The brief ‘Tachnid’ (a parasitoid fly) startles, shaking you from your calm. Nothing but a bleak, harsh electronic drone with Jake shouting furiously over the top, it shows a different use of electronics by the band, who on ‘Fed Into the Nihilist Engine’ used them for the softer moments – clean, almost pretty interludes between the filth, whereas here ‘Tachnid’ is possibly the heaviest track on the album.

We haven’t yet mentioned new drummer, Sam Chase, who has replaced the excellent Julia Cooper, and it’s time we did as his performances are notable on the next two tracks. Cooper’s slightly unorthodox, less is more style was another winning element to Grave Lines moody brew, but Chase does lend enormous power to the heavier moments, including the stately, Sabbath-esque ‘Carcini’ (a paristic barnacle) and ‘Broodsac’ (a parasitic flatworm – look that one up yourself, it’s particularly gross!). ‘Broodsac’ whips along on a magnificent, circular riff from Iron Giant that summons up classic Celtic Frost, a band I’m often reminded of when seeing them live. In truth we could do with one or two more of these direct, full-on metal assaults as the album can be a challenge if you’re not giving it your full attention, the heavy gloom and endless misanthropy makes for a foreboding listen.

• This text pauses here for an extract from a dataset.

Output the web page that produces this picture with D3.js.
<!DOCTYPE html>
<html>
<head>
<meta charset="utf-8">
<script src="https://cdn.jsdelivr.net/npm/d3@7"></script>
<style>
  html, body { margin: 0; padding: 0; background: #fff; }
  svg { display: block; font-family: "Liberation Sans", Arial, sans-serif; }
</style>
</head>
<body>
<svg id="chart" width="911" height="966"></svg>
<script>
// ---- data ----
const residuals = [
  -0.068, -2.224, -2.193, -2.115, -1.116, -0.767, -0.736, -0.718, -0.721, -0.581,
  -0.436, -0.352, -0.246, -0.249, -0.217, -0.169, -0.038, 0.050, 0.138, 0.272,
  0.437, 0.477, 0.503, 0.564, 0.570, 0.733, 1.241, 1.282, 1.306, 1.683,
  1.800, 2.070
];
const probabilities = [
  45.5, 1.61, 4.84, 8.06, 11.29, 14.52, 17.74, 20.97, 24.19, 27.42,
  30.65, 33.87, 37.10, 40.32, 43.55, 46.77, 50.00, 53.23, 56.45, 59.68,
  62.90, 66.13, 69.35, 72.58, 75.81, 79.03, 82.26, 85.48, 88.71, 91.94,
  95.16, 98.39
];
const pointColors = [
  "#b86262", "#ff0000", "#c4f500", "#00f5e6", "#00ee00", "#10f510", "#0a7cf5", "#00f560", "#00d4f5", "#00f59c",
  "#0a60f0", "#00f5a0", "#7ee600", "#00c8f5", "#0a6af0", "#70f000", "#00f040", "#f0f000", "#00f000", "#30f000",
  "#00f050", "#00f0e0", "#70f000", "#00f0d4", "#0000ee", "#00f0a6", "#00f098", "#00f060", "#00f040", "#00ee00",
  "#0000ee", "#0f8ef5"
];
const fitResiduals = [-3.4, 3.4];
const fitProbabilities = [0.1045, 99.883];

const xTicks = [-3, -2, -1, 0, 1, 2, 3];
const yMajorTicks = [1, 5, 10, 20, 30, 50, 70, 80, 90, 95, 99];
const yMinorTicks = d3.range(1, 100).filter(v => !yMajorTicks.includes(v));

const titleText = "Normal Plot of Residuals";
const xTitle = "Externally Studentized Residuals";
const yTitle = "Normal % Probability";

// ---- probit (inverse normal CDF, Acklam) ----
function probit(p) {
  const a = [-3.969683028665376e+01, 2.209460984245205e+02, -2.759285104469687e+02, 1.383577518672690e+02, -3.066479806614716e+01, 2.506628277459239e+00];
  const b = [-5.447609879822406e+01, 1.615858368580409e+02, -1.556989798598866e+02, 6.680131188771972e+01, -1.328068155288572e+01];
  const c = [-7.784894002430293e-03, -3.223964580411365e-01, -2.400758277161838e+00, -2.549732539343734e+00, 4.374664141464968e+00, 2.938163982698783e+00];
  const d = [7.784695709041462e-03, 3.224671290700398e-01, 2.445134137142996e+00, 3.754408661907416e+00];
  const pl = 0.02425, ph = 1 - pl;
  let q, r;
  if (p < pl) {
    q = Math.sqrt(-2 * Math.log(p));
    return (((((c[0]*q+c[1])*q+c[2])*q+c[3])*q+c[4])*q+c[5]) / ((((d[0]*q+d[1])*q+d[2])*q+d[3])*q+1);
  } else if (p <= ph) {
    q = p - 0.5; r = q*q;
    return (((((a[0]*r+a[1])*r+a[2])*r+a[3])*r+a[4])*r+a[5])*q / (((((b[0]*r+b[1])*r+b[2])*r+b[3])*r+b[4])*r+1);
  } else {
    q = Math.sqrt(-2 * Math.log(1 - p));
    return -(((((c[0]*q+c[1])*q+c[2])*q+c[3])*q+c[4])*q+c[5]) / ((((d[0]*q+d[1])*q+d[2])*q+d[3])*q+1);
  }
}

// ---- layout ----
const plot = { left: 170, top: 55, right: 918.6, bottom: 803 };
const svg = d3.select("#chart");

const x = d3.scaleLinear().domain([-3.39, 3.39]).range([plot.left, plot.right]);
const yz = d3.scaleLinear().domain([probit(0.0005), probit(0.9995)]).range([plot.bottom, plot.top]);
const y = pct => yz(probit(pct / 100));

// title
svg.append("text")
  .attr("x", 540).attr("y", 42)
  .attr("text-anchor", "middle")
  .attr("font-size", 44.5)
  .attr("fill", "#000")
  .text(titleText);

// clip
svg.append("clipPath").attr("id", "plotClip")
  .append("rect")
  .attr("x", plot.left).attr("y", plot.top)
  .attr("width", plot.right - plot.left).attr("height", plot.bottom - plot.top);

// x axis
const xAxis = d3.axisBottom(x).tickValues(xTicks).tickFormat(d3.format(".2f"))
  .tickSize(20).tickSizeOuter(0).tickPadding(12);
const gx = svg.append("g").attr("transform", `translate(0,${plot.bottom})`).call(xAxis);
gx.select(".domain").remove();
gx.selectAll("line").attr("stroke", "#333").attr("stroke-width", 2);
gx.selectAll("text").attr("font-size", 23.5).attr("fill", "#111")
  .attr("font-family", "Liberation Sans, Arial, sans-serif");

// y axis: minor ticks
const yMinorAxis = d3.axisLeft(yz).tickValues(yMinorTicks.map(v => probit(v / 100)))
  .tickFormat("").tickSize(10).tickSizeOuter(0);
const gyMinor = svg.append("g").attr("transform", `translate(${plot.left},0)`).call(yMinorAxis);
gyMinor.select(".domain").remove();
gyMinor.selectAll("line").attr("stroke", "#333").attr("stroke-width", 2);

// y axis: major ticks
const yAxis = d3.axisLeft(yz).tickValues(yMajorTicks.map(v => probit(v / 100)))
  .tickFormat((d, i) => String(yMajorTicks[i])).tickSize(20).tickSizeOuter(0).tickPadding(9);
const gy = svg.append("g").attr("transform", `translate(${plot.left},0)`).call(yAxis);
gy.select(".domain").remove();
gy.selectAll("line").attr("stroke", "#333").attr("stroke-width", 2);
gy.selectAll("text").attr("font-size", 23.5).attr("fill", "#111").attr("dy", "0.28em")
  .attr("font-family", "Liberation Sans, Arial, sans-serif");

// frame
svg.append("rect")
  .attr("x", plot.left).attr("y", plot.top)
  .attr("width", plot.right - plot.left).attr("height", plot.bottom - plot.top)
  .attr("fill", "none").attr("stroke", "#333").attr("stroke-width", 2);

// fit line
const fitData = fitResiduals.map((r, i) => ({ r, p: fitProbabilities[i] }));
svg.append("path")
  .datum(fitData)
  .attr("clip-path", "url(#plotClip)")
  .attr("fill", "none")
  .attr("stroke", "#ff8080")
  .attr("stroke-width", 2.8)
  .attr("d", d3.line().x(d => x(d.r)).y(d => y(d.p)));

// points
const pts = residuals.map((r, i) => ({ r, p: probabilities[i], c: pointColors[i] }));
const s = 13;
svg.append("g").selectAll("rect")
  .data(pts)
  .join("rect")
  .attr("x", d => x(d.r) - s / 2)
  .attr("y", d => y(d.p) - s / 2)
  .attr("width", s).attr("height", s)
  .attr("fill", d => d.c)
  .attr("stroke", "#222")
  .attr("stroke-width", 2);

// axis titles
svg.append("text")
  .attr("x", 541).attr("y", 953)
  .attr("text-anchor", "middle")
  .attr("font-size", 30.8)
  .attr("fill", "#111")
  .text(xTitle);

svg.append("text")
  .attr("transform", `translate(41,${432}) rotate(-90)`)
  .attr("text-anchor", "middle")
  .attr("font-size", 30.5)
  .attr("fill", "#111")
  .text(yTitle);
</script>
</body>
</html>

The closing ‘Sinensis’ begins with Jake Harding singing solo, a beautiful croon, leading into acoustic guitars. The song then builds into an industrial epic, synths pulse, a simple drum pattern grows in power and guitars move from classic doom metal simplicity into elegant, post-metal artistry. It’s a sophisticated, slightly restrained end to the album that has built itself on harsh, pummelling spitefulness and signifies the band’s continued creative development. And ‘Sinensis’? – it’s a tea plant, so we finish with a nice soothing brew after all the torments of the body and soul. Grave Lines, you are spoiling us!